Denni Pratomoaji, Aksinya Memecah Ketuban Penonton.

Denni Pratomoaji, Aksinya Memecah Ketuban Penonton.

Tidak semua orang bisa berhasil karena tahu dengan potensi yang dimilikinya. Orang yang tidak tahu kemampuannya, asal mau melakukan sesuai jiwanya, jauh lebih sukses daripada ikut apa kata orang.

Denni Pratomoaji. Lahir dari keluarga yang cukup mapan. Ayahnya seorang pegawai perusahaan BUMN yang juga memiliki usaha sampingan di bidang pertambangan. Denni kecil tumbuh agak berbeda dengan anak-anak lainnya, bisa dibilang lebih cerdas karena sebelum sekolah TK ia sudah bisa menulis dan membaca. Tapi…nggak salah juga kalo ada yang bilang Denni kecil itu bodoh. Kenapa? penggemar tokoh Superman ini sering membayangkan bisa terbang, mulai lompat dari atas tempat tidur sampai lompat dari lantai dua di rumahnya. Kok beda tipis ya antara cerdas dan bodoh?

Kemampuannya membaca sebelum TK membuat Denni “loncat” kelas. Usia TK ia sudah sekolah di SD. Denni menghabiskan masa SD-nya di kota Bandung di SD Merdeka. Usia TK-SD, seingat Denni tidak ada prestasi yang bisa banggakan karena meski cerdas, Denni mengakui bahwa dirinya malas. Denni selalu cari akal bagaimana caranya agar ia tidak usah pergi ke sekolah. Pernah suatu saat ia membuang tas ibunya ke sungai, hasilnya Denni malah harus ke sekolah dengan ditambah hukuman.

Masa SD Denni cuma dikenal sebagai jago gambar, gambar favoritnya Superman dan tandatangan ayahnya. O eM Gi, sejak kelas I SD Denni sudah bisa membuat tandatangan ayahnya dengan sangat mirip untuk menghidari omelan orang tua karena raportnya jelek.

Selesai pendidikan SD, Denni sekeluarga hijrah kembali ke Jakarta mengikuti penugasan dari tempat kerja sang ayah. Tidak lama mereka di Jakarta, perekonomian keluarga Denni hancur berantakan karena usaha yang dimiliki sang ayah bangkrut karena penipuan.

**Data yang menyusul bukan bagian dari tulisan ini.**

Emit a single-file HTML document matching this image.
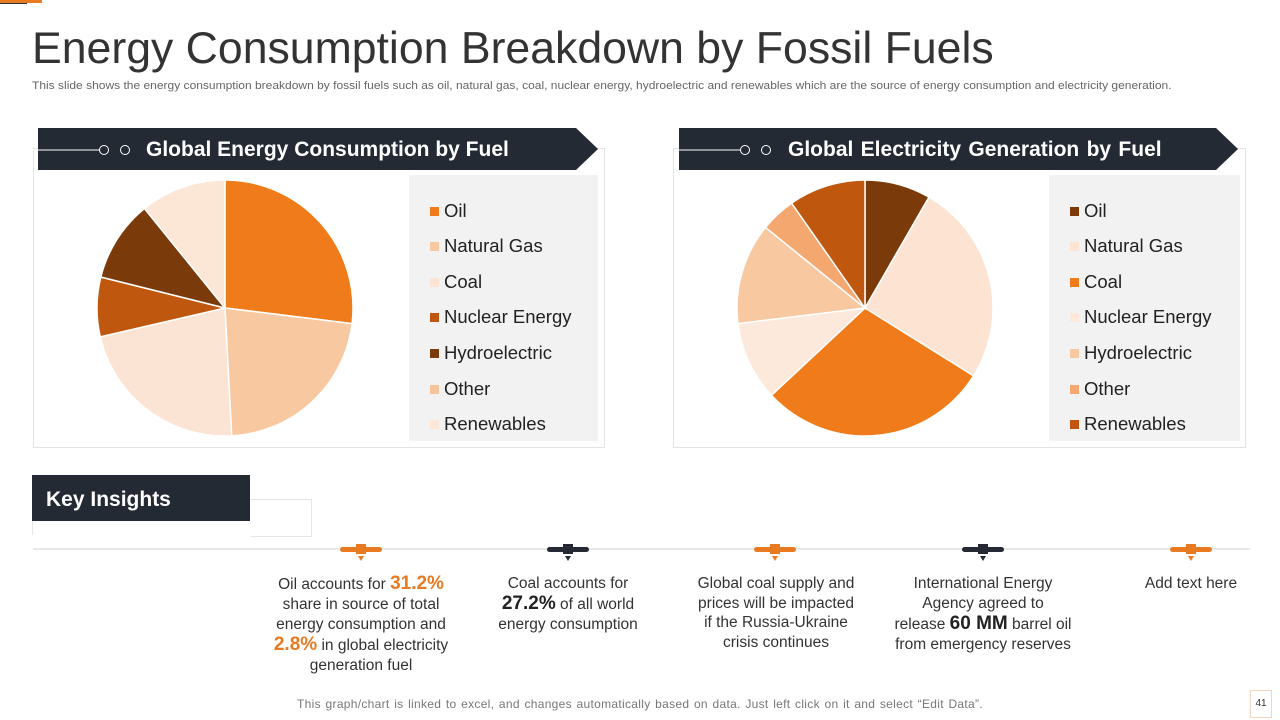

Keadaan begitu terpuruk sampai seluruh harta benda harus dilepaskan, termasuk juga rumah dan mobil. Denni yang sebelumnya terbiasa mendengarkan lagu-lagu the Beatles, Nat King Cole, Frank Sinatra dari kaset kesukaan ayahnya di mobil setiap kali berangkat sekolah kini harus terbiasa dengan suara bising di angkutan umum.

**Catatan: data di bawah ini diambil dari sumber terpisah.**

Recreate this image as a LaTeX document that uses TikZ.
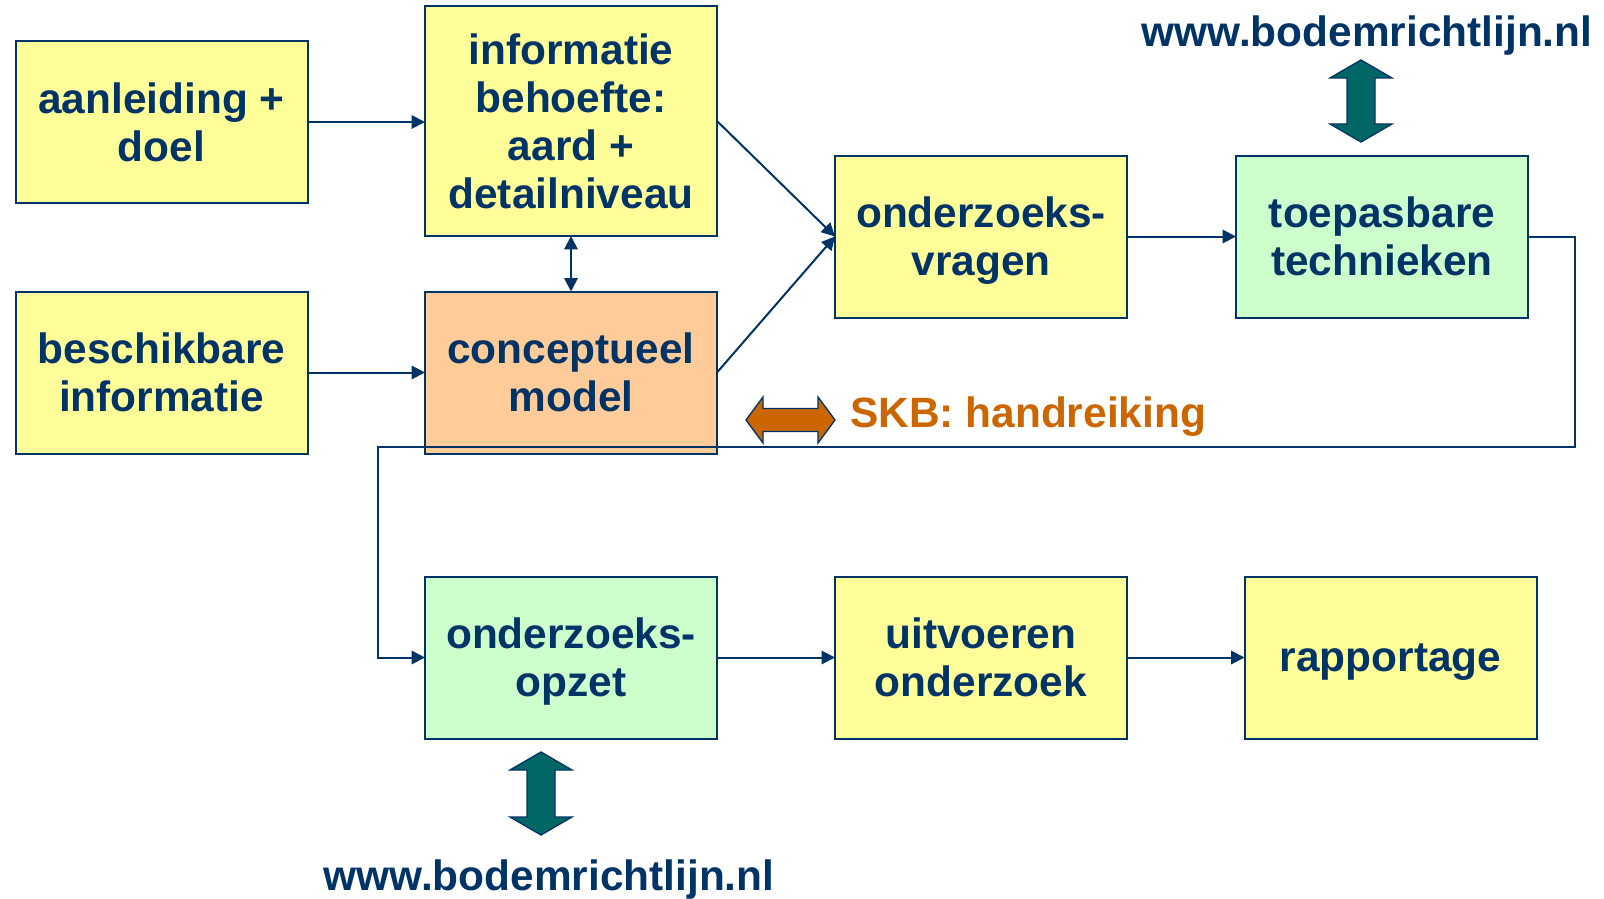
\documentclass[tikz,border=0pt]{standalone}
\usepackage{fontspec}
\setmainfont{Liberation Sans}
\usetikzlibrary{arrows.meta}
\definecolor{navy}{RGB}{0,51,102}
\definecolor{boxyellow}{RGB}{255,255,153}
\definecolor{boxgreen}{RGB}{204,255,204}
\definecolor{boxpeach}{RGB}{255,204,153}
\definecolor{skborange}{RGB}{204,102,0}
\definecolor{tealarrow}{RGB}{0,102,102}
\begin{document}
\begin{tikzpicture}[x=0.75pt,y=-0.75pt,
  box/.style={draw=navy, line width=1.5pt, minimum width=219pt, minimum height=121.5pt,
    inner sep=0pt, outer sep=0pt, align=center, text=navy,
    font=\bfseries\fontsize{31.8}{36}\selectfont, text depth=0pt},
  yel/.style={box, fill=boxyellow},
  grn/.style={box, fill=boxgreen},
  pch/.style={box, fill=boxpeach},
  conn/.style={draw=navy, line width=1.5pt, -{Triangle[length=10pt,width=10pt]}},
  dconn/.style={draw=navy, line width=1.5pt, {Triangle[length=10pt,width=10pt]}-{Triangle[length=10pt,width=10pt]}},
  url/.style={text=navy, font=\bfseries\fontsize{31.8}{36}\selectfont, inner sep=0pt, anchor=base},
  blockarrow/.style={fill=tealarrow, draw=navy, line width=1pt, line join=miter}
]
\useasboundingbox (0,0) rectangle (1604,899);

% boxes
\node[yel] (aan) at (161.5,122) {aanleiding +\\doel};
\node[yel, minimum height=172.5pt] (inf) at (571,121) {informatie\\behoefte:\\aard +\\detailniveau};
\node[yel] (bes) at (161.5,372.5) {beschikbare\\informatie};
\node[pch] (con) at (571,372.5) {conceptueel\\model};
\node[yel] (vra) at (981,236.5) {onderzoeks-\\vragen};
\node[grn] (toe) at (1382,236.5) {toepasbare\\technieken};
\node[grn] (opz) at (571,657.5) {onderzoeks-\\opzet};
\node[yel] (uit) at (981,657.5) {uitvoeren\\onderzoek};
\node[yel] (rap) at (1390.5,657.5) {rapportage};

% texts
\node[url] (urltop) at (1367,47) {www.bodemrichtlijn.nl};
\node[url] (urlbot) at (549,890) {www.bodemrichtlijn.nl};
\node[text=skborange, font=\bfseries\fontsize{31.8}{36}\selectfont, inner sep=0pt, anchor=base west] (skb) at (850,427) {SKB: handreiking};

% connectors
\draw[conn] (aan.east) -- (aan.east -| inf.west);
\draw[conn] (bes.east) -- (con.west);
\draw[dconn] (inf.south) -- (con.north);
\draw[conn] (inf.east) -- (vra.west);
\draw[conn] (con.east) -- (vra.west);
\draw[conn] (vra.east) -- (toe.west);
\coordinate (c1) at (1575,447);
\coordinate (c2) at (378,447);
\draw[conn] (toe.east) -| (c1) -- (c2) |- (opz.west);
\draw[conn] (opz.east) -- (uit.west);
\draw[conn] (uit.east) -- (rap.west);

% block arrows
\filldraw[blockarrow] (1361,60) -- (1392,78) -- (1375,78) -- (1375,124) -- (1392,124) -- (1361,142)
  -- (1330,124) -- (1347,124) -- (1347,78) -- (1330,78) -- cycle;
\filldraw[blockarrow] (541,752) -- (572,770) -- (555,770) -- (555,817) -- (572,817) -- (541,835)
  -- (510,817) -- (527,817) -- (527,770) -- (510,770) -- cycle;
\filldraw[blockarrow, fill=skborange] (746,420) -- (763,397) -- (763,408.5) -- (818,408.5) -- (818,397) -- (835,420)
  -- (818,443) -- (818,431.5) -- (763,431.5) -- (763,443) -- cycle;
\end{tikzpicture}
\end{document}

Keadaan mulai membaik karena usaha catering yang dirintis oleh ibunya berjalan dengan baik. Selesai masa SMP Denni melanjutkan ke SMA 70, Bulungan Jakarta. Di sinilah titik balik seorang Denni. Sifat pendiam yang dibawanya dari kecil sampai SMP ternyata tidak lagi bisa dipertahankan. Denni “terpaksa” harus bergaul karena pada masa itu pulang sekolah selalu jadi saat yang mengerikan karena sekolahnya sering tawuran. Maka nongkrong adalah cara terbaik untuk menunggu saat tawuran atau menghidar tawuran. Waktu nongkrong diisi dengan nyanyi sambil gitaran. Disini Denni sendiri tidak pernah tahu bahwa ia punya suara yang pantas untuk didengar, jauh lebih yahud dari penampilannya. Pernah tanpa sadar ketika Denni nyanyi bersama ia terus nyanyi padahal teman-temannya berhenti untuk mendengar Denni bernyanyi.

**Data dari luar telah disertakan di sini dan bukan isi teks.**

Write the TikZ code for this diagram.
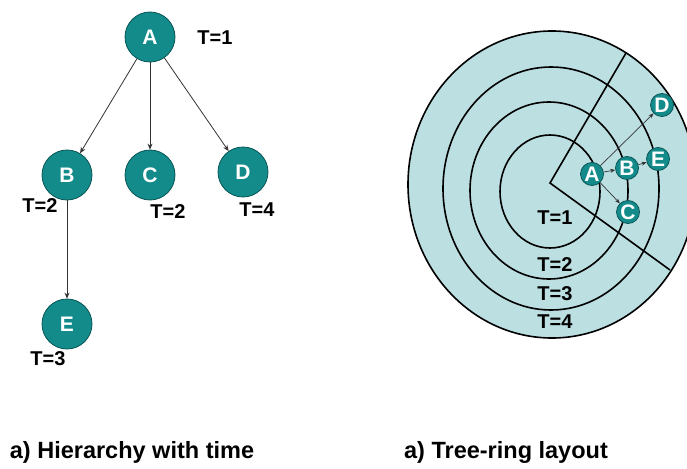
\documentclass[tikz,border=0pt]{standalone}
\usepackage{fontspec}
\setmainfont{Liberation Sans}
\usetikzlibrary{arrows.meta}
\definecolor{teal1}{HTML}{138B8B}
\definecolor{tealdark}{HTML}{0A5555}
\definecolor{ringfill}{HTML}{BCDFE2}
\begin{document}
\begin{tikzpicture}[x=1pt,y=-1pt,
  bignode/.style={circle,fill=teal1,draw=tealdark,line width=0.8pt,minimum size=50pt,inner sep=0pt,
    text=white,font=\bfseries\fontsize{21}{24}\selectfont},
  smallnode/.style={circle,fill=teal1,draw=tealdark,line width=0.8pt,minimum size=23pt,inner sep=0pt,
    text=white,font=\bfseries\fontsize{21}{24}\selectfont},
  tlab/.style={font=\bfseries\fontsize{20}{23}\selectfont,text=black,inner sep=0pt},
  caption/.style={font=\bfseries\fontsize{23.5}{27}\selectfont,text=black,inner sep=0pt},
  conn/.style={draw=black!80,line width=0.8pt,-{Stealth[length=6pt,width=5pt]}},
  sconn/.style={draw=black!80,line width=0.7pt,-{Stealth[length=5pt,width=4pt]}},
  ring/.style={draw=black,line width=1.6pt}
]
\useasboundingbox (0,0) rectangle (687,468);
% ---- left: hierarchy
\node[bignode] (A) at (150,37) {A};
\node[bignode] (B) at (67,175) {B};
\node[bignode] (C) at (150,175) {C};
\node[bignode] (D) at (243,172) {D};
\node[bignode] (E) at (67,324) {E};
\draw[conn] (A) -- (B);
\draw[conn] (A) -- (C);
\draw[conn] (A) -- (D);
\draw[conn] (B) -- (E);
\node[tlab] (tA) at (215,38) {T=1};
\node[tlab] (tB) at (40,206) {T=2};
\node[tlab] (tC) at (168,212) {T=2};
\node[tlab] (tD) at (257,210) {T=4};
\node[tlab] (tE) at (48,359) {T=3};
\node[caption] (cap1) at (132,452) {a) Hierarchy with time};
% ---- right: tree-ring
\begin{scope}
\clip (0,0) rectangle (687,468);
\fill[ringfill] (552,184.5) ellipse [x radius=144, y radius=153.5];
\draw[ring] (552,184.5) ellipse [x radius=144, y radius=153.5];
\draw[ring] (551,188.5) ellipse [x radius=108, y radius=121.5];
\draw[ring] (549,190.5) ellipse [x radius=79, y radius=88.5];
\draw[ring] (550,191.5) ellipse [x radius=50, y radius=56.5];
\end{scope}
\coordinate (O) at (550,183);
\coordinate (W1) at (626,53);
\coordinate (W2) at (670,270);
\draw[ring,line join=miter] (W1) -- (O) -- (W2);
\node[smallnode] (a) at (592,174) {A};
\node[smallnode] (b) at (627,168) {B};
\node[smallnode] (e) at (658,159) {E};
\node[smallnode] (d) at (662,105) {D};
\node[smallnode] (c) at (628,212) {C};
\draw[sconn] (a) -- (d);
\draw[sconn] (a) -- (b);
\draw[sconn] (b) -- (e);
\draw[sconn] (a) -- (c);
\node[tlab] (r1) at (555,218) {T=1};
\node[tlab] (r2) at (555,265) {T=2};
\node[tlab] (r3) at (555,294) {T=3};
\node[tlab] (r4) at (555,322) {T=4};
\node[caption] (cap2) at (506,452) {a) Tree-ring layout};
\end{tikzpicture}
\end{document}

Selesai SMA, Denni sempat resah karena pilihan kuliahnya hanya 1, ingin sekolah desain grafis. Meski ditentang sang bunda karena takut cuma jadi seniman lukis nggak jelas, Denni tetap dengan pendiriannya. Ia pergi ke Bandung untuk ikut bimbingan tes masuk Fakultas Seni Rupa dan Desain ITB. Meski selalu dapat nilai baikm tapi yang namanya nongkrong ternyata jauh lebih menarik daripada belajar. Denni “ditarik” kembali ke Jakarta oleh ayahnya. Sampai sekarang Denni cuma tahu dari temannya bahwa sebetulnya ia diterima di Fakultas Seni Rupa ITB.

Sebenarnya Denni enggan kuliah bukan cuman karena malas tapi lebih karena memikirkan biaya yang harus ditanggung orangtuannya, cuma caranya aja salah. Maksud hati baik tapi apadaya tak mampu mengungkapkannya. Apalagi ketika ibunya justru meminta Denni ikut tes masuk di jurusan Desain grafis Universitas Trisakti. Mendengar nama kampus itu saja Denni makin ngeri membayangkan biayanya. Semula Denni senang karena saat tes ia dalam keadaan sakit, kena cacar air. Denni berharap tidak diterima daripada membebani keluarga. Tapi sayangnya antara otak dan niat Denni sepertinya kadang nggak kompak. Niatnya nggak diterima, hasil tes malah jadi yang tertinggi. Denni dapat biaya termurah karena tes masuknya dapat rangking I. Denni resmi tercatat sebagai mahasiswa Trisakti angkatan 1992.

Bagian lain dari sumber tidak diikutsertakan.